═══ Exercise inputs ═══
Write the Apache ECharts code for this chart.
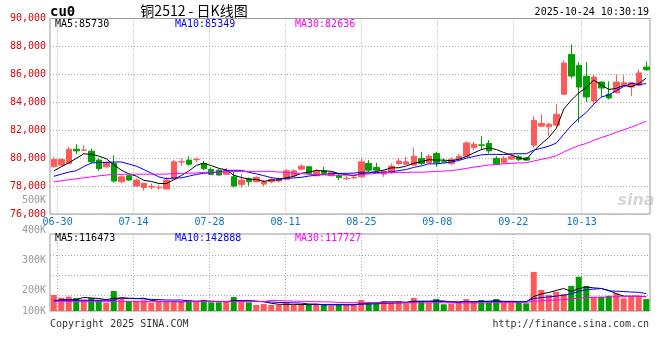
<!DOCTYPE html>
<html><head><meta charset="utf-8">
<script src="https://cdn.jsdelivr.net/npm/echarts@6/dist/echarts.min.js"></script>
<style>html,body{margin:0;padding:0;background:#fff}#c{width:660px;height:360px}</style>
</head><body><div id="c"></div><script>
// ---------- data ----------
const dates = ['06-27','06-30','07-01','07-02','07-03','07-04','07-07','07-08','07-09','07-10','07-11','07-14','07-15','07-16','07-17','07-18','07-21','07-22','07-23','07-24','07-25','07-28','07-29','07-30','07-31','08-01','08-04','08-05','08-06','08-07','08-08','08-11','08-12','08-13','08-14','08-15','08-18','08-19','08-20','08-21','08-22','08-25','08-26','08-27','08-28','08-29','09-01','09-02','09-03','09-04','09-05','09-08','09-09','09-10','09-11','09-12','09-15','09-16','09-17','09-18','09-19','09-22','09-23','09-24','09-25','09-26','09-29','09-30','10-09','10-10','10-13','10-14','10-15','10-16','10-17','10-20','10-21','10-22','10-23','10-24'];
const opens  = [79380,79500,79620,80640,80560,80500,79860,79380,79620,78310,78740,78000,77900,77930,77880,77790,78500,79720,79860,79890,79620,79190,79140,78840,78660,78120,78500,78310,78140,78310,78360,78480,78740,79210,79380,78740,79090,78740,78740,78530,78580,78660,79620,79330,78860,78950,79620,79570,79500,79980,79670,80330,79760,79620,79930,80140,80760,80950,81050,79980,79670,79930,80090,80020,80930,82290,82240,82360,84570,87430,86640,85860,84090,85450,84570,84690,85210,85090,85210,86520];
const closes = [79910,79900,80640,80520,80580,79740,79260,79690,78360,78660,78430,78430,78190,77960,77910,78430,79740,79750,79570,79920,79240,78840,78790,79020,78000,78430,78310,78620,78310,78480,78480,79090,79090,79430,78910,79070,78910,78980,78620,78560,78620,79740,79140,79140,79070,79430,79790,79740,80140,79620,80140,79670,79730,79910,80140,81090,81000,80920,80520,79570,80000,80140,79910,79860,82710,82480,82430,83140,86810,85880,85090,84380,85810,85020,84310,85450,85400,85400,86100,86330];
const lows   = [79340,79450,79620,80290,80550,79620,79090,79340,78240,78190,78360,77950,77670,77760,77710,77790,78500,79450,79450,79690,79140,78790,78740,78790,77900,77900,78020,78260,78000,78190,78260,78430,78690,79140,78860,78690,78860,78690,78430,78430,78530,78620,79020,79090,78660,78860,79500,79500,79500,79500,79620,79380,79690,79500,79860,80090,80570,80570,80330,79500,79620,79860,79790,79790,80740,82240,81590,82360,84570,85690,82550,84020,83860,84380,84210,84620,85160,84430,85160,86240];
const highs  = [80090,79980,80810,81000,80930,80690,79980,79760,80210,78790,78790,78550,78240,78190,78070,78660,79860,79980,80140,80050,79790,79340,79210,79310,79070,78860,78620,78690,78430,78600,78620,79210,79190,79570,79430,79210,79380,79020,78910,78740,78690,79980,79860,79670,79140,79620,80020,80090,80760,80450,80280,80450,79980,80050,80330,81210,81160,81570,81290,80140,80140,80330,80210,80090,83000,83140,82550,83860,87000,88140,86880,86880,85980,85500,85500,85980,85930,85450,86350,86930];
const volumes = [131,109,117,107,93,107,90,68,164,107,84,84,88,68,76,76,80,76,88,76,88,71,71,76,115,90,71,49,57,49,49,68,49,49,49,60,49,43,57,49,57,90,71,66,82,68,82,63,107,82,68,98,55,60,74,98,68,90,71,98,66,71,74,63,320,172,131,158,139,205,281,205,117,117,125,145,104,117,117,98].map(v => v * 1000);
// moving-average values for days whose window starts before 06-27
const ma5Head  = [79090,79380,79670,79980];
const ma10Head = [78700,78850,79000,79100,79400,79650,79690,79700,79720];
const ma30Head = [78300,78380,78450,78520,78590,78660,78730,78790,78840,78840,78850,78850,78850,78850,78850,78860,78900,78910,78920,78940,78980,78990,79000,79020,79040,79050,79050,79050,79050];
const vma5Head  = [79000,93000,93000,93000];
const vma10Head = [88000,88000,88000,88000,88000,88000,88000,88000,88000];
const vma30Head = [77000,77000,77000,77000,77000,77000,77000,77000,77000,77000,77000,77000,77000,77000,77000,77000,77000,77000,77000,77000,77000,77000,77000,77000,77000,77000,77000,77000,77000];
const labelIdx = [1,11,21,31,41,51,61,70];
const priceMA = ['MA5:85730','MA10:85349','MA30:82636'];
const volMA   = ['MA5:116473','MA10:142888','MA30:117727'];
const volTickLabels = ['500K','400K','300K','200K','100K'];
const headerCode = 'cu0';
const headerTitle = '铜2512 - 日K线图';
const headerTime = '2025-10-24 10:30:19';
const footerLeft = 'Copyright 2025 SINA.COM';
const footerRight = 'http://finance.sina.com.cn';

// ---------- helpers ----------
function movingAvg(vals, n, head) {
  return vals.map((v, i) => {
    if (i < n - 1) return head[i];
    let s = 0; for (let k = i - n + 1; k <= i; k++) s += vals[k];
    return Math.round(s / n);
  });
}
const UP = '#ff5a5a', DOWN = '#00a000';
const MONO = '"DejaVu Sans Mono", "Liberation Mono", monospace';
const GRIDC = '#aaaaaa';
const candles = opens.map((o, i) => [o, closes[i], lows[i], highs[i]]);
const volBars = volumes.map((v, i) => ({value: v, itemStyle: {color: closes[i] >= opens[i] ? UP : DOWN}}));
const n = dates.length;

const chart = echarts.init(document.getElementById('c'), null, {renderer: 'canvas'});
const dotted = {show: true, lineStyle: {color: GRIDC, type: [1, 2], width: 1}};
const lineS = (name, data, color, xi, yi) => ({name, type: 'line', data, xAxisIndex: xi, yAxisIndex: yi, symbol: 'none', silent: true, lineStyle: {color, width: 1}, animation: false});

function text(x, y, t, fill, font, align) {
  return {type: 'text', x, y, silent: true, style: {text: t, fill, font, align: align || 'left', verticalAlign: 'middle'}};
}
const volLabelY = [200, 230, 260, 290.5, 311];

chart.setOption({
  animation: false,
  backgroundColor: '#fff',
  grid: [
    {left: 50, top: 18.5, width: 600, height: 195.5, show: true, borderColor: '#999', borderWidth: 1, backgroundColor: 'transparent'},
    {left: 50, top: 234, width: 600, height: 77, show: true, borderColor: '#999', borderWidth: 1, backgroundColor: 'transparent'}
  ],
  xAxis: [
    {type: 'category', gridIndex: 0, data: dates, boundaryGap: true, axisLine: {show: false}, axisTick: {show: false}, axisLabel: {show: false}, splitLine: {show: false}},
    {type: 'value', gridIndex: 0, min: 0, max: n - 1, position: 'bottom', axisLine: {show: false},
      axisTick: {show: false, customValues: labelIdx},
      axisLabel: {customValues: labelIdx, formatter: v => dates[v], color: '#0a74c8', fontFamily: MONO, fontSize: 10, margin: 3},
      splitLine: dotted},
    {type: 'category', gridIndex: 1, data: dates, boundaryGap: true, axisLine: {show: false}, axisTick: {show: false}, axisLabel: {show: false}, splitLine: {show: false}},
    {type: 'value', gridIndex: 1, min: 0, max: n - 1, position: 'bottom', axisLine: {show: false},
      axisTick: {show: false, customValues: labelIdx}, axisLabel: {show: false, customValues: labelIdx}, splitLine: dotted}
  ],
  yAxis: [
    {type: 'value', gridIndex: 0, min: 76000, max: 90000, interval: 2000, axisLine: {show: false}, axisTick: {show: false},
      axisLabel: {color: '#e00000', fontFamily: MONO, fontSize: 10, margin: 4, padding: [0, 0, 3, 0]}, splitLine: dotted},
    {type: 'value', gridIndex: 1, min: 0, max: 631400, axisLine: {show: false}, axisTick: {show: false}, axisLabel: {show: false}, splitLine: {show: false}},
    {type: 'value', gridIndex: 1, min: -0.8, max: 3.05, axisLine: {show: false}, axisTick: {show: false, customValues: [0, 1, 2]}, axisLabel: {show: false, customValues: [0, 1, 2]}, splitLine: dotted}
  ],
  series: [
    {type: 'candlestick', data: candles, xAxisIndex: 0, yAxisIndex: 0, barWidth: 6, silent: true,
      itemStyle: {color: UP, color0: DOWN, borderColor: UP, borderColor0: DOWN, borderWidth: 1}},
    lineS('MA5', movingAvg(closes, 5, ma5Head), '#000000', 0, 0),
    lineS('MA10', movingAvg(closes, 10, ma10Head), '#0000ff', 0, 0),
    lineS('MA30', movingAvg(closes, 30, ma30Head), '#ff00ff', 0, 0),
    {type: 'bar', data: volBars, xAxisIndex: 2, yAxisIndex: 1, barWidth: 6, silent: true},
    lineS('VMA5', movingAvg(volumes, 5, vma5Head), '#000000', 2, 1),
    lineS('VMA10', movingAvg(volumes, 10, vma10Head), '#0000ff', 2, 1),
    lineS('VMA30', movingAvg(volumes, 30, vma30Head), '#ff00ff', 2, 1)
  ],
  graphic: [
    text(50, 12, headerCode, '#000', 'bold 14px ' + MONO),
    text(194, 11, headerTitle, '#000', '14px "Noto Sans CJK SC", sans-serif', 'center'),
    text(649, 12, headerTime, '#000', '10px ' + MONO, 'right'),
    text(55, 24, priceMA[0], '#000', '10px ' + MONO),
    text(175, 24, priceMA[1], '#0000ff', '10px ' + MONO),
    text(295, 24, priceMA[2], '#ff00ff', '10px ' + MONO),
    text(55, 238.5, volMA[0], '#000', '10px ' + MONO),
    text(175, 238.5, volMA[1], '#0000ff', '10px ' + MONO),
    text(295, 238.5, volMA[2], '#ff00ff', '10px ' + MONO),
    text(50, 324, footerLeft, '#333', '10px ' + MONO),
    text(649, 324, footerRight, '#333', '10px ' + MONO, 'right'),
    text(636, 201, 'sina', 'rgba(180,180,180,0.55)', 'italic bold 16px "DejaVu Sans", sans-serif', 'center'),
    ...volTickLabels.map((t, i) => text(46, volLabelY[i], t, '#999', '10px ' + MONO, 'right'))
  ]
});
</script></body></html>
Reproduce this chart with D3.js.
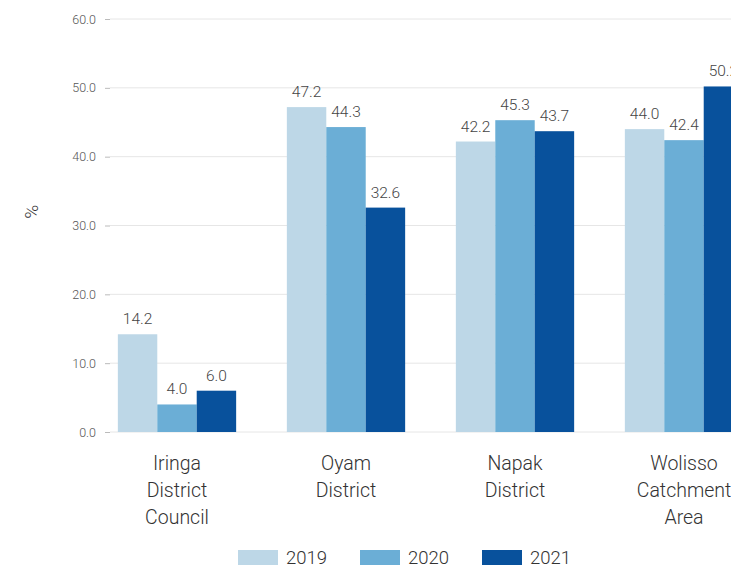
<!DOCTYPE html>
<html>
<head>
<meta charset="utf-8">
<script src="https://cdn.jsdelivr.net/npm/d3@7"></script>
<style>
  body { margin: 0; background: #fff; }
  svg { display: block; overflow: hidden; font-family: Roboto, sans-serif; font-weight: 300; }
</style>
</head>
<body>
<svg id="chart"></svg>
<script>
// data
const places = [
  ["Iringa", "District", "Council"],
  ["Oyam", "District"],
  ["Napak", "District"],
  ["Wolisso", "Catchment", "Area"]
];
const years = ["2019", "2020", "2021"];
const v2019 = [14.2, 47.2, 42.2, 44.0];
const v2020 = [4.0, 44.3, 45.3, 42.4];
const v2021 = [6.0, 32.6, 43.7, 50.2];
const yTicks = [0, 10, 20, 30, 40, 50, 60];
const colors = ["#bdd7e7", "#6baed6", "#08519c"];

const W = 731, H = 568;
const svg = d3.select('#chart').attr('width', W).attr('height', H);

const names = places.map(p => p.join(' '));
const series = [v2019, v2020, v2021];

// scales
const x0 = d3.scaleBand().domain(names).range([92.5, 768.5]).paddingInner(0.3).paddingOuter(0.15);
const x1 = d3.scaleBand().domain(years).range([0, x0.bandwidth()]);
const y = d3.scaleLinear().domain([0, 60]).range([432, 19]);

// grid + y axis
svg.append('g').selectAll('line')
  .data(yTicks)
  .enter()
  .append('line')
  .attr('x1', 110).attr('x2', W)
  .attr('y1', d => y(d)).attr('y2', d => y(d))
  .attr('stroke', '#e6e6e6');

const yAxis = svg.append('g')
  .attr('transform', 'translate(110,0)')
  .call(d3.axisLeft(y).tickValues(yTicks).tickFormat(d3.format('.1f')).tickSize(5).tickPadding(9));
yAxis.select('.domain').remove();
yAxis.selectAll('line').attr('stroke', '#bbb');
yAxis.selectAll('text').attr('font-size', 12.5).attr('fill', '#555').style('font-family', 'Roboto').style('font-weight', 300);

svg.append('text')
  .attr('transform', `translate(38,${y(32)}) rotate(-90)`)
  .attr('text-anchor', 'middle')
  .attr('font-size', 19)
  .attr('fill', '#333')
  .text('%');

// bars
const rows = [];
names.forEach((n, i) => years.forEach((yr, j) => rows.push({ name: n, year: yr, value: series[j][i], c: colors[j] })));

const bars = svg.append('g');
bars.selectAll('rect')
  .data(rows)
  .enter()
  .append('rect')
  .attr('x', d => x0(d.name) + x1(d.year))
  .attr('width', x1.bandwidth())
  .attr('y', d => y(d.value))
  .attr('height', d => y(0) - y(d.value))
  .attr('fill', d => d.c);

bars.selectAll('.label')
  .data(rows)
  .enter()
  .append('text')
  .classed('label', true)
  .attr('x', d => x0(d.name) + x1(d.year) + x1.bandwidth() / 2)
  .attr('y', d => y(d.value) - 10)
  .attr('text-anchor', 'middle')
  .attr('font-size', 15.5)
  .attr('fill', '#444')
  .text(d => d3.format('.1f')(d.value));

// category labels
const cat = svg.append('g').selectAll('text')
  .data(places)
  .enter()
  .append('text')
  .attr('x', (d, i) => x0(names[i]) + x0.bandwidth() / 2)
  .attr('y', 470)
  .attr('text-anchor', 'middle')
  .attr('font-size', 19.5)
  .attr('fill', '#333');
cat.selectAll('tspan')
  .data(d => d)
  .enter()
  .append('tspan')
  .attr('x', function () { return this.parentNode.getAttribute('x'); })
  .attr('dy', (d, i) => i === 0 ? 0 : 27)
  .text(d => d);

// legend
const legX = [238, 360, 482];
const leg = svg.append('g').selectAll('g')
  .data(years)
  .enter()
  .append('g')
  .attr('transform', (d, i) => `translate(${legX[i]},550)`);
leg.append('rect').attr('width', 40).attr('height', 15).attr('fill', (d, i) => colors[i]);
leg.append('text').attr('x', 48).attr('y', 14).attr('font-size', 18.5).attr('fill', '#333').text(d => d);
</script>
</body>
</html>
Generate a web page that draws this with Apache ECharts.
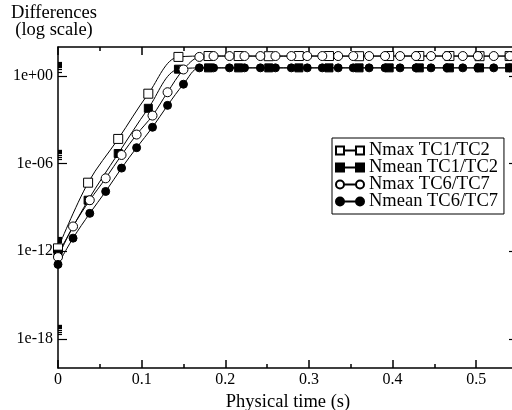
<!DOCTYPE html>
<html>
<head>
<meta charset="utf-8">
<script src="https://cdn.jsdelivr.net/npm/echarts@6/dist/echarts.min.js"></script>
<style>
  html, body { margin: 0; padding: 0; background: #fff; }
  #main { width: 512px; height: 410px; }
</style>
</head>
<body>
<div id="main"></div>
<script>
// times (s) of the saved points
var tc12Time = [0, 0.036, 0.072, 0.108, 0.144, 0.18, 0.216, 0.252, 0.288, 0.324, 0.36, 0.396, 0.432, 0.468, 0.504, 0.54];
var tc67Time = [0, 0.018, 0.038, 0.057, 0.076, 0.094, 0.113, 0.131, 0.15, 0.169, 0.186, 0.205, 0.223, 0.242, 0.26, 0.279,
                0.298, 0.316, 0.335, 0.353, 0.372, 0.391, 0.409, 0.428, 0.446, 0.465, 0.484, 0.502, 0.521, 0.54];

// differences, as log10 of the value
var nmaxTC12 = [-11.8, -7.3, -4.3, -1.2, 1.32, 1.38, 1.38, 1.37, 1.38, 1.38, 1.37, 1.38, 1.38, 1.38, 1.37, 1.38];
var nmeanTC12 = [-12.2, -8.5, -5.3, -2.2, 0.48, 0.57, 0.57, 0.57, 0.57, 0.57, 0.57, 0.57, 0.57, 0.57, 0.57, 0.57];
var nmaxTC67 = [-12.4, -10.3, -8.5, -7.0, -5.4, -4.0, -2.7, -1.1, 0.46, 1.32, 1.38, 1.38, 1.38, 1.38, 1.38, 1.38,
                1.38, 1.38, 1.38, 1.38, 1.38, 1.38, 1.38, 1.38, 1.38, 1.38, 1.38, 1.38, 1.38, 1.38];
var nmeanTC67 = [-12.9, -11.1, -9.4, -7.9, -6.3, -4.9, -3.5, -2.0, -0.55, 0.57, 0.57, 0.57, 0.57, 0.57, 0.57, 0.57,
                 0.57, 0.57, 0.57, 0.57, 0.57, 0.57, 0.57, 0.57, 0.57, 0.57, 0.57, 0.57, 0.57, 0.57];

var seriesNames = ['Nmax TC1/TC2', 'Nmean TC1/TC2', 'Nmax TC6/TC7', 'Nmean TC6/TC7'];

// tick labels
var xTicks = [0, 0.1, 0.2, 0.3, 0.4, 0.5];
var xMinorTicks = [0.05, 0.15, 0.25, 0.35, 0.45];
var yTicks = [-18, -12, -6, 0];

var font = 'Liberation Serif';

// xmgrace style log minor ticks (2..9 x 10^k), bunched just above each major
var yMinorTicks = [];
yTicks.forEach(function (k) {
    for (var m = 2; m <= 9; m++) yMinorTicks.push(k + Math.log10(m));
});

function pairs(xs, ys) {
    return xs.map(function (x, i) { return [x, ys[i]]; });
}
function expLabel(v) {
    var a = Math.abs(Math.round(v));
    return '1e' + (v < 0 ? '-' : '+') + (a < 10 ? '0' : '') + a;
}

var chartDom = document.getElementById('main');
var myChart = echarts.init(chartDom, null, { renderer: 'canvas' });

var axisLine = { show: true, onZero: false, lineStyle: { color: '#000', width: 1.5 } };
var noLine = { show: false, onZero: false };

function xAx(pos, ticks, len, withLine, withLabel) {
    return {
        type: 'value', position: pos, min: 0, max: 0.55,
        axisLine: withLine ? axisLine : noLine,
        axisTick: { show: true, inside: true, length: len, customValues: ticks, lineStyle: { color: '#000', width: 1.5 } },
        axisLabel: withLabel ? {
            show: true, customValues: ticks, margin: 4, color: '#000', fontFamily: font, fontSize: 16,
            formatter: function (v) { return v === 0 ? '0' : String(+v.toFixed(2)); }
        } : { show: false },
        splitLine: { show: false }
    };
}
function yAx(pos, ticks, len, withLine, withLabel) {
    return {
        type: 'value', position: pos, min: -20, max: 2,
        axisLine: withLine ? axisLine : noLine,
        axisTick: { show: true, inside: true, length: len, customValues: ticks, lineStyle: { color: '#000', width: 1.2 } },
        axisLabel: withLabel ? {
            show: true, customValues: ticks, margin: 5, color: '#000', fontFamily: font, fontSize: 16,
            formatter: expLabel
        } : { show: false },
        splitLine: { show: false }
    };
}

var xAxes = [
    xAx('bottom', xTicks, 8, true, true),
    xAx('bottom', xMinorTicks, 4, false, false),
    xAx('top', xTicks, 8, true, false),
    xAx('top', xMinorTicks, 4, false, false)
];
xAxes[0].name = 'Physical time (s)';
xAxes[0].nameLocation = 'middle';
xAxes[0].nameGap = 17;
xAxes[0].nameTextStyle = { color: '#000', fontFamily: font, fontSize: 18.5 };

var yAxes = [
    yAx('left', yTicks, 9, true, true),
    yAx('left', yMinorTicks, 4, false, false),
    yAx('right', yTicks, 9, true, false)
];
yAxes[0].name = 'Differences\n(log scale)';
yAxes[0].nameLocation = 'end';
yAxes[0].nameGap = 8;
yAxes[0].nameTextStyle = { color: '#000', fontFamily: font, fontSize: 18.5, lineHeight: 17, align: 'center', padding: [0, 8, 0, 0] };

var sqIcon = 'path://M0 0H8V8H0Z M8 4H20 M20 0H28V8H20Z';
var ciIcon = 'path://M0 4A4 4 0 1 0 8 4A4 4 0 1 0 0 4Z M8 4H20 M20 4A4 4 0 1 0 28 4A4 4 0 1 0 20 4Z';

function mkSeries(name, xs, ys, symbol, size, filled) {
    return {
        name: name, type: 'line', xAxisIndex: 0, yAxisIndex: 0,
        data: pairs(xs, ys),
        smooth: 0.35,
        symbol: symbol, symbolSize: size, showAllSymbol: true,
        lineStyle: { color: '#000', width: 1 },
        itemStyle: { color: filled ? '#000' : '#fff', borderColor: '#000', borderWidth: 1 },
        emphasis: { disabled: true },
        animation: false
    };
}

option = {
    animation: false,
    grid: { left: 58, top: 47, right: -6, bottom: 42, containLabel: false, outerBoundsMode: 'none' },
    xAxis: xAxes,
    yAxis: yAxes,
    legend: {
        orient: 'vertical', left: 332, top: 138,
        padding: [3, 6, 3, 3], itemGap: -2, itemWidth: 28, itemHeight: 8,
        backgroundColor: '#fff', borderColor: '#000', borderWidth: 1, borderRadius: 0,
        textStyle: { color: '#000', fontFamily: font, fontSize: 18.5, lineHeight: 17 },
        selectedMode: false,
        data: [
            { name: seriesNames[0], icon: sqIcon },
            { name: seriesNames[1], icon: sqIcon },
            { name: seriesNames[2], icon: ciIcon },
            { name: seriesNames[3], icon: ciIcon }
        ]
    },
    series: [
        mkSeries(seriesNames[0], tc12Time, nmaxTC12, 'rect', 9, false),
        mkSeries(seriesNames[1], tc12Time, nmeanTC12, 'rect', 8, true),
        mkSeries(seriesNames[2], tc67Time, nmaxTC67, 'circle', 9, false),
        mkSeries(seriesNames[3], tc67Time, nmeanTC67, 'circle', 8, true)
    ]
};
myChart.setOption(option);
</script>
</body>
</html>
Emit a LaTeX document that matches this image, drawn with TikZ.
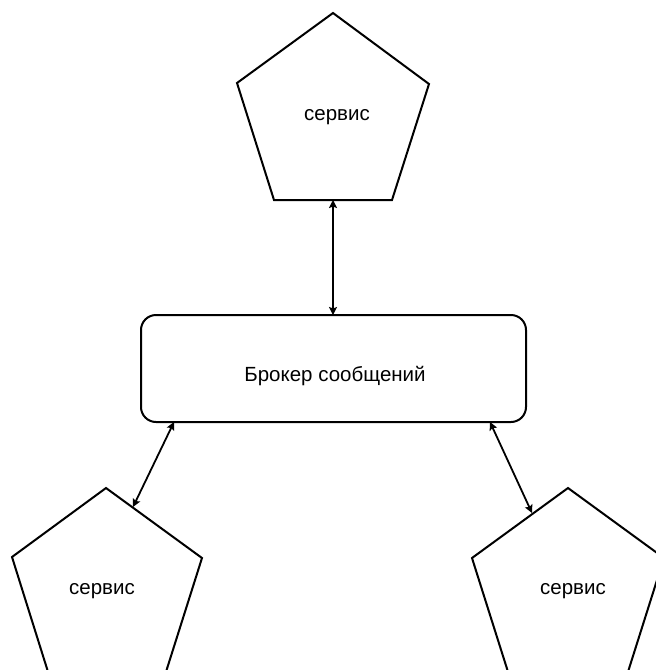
═══
- Goal: Above are the records. Copy word for word only their lines from the one holding "Generate a web" through the one holding "var font = 'Liberation Serif';", both included, and skip the images.

- Result of the task:
Generate a web page that draws this with Apache ECharts.
<!DOCTYPE html>
<html>
<head>
<meta charset="utf-8">
<script src="https://cdn.jsdelivr.net/npm/echarts@6/dist/echarts.min.js"></script>
<style>
  html, body { margin: 0; padding: 0; background: #fff; }
  #main { width: 512px; height: 410px; }
</style>
</head>
<body>
<div id="main"></div>
<script>
// times (s) of the saved points
var tc12Time = [0, 0.036, 0.072, 0.108, 0.144, 0.18, 0.216, 0.252, 0.288, 0.324, 0.36, 0.396, 0.432, 0.468, 0.504, 0.54];
var tc67Time = [0, 0.018, 0.038, 0.057, 0.076, 0.094, 0.113, 0.131, 0.15, 0.169, 0.186, 0.205, 0.223, 0.242, 0.26, 0.279,
                0.298, 0.316, 0.335, 0.353, 0.372, 0.391, 0.409, 0.428, 0.446, 0.465, 0.484, 0.502, 0.521, 0.54];

// differences, as log10 of the value
var nmaxTC12 = [-11.8, -7.3, -4.3, -1.2, 1.32, 1.38, 1.38, 1.37, 1.38, 1.38, 1.37, 1.38, 1.38, 1.38, 1.37, 1.38];
var nmeanTC12 = [-12.2, -8.5, -5.3, -2.2, 0.48, 0.57, 0.57, 0.57, 0.57, 0.57, 0.57, 0.57, 0.57, 0.57, 0.57, 0.57];
var nmaxTC67 = [-12.4, -10.3, -8.5, -7.0, -5.4, -4.0, -2.7, -1.1, 0.46, 1.32, 1.38, 1.38, 1.38, 1.38, 1.38, 1.38,
                1.38, 1.38, 1.38, 1.38, 1.38, 1.38, 1.38, 1.38, 1.38, 1.38, 1.38, 1.38, 1.38, 1.38];
var nmeanTC67 = [-12.9, -11.1, -9.4, -7.9, -6.3, -4.9, -3.5, -2.0, -0.55, 0.57, 0.57, 0.57, 0.57, 0.57, 0.57, 0.57,
                 0.57, 0.57, 0.57, 0.57, 0.57, 0.57, 0.57, 0.57, 0.57, 0.57, 0.57, 0.57, 0.57, 0.57];

var seriesNames = ['Nmax TC1/TC2', 'Nmean TC1/TC2', 'Nmax TC6/TC7', 'Nmean TC6/TC7'];

// tick labels
var xTicks = [0, 0.1, 0.2, 0.3, 0.4, 0.5];
var xMinorTicks = [0.05, 0.15, 0.25, 0.35, 0.45];
var yTicks = [-18, -12, -6, 0];

var font = 'Liberation Serif';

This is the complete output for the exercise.